When this was all done Vince grabbed some latex gloves tested the connection from the gun to the battery was good and started prepping the tattoo itself.

Firstly he had to shave the exposed area of skin for any excess hair and ensured the skin was clean. He then grabbed the design, which was drawn on transfer paper, and placed accordingly to where the client wanted it. Once both parties were happy with the placement Vince began to start tattooing.

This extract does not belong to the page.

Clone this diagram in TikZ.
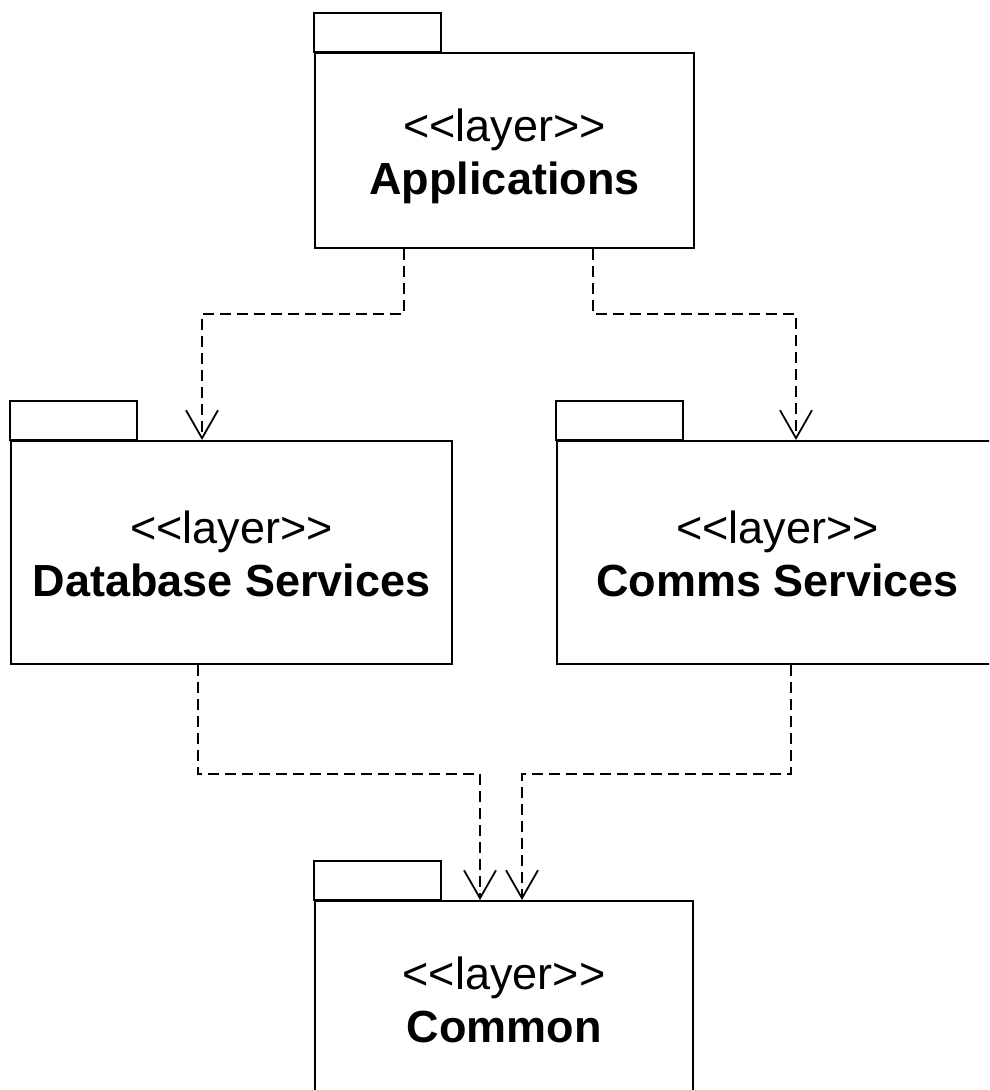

As the tattoo was only the outline Vince only used black ink ensuring he worked slowly and steadily as to ensure sharp, crisp and clean lines on the tattoo. Something unsurprising with tattooing is that it can take a very long time, this particular sessions was about 2 hours although some tattoos can make there way in to tens or even hundreds of hours over several sittings. Once the tattoo was finished Vince cleaned it off and applied antiseptic cream to the area. He then bandaged it with cling film and talked the customer through the importance of keeping it clean.

After watching Vince work it made me very excited to have a go myself, however as I have only a short amount of time to work with Vince it is uncertain if I will get a chance to actually tattoo.

Either way I very much enjoyed my first experience working in a tattoo studio and look forward to continue working there.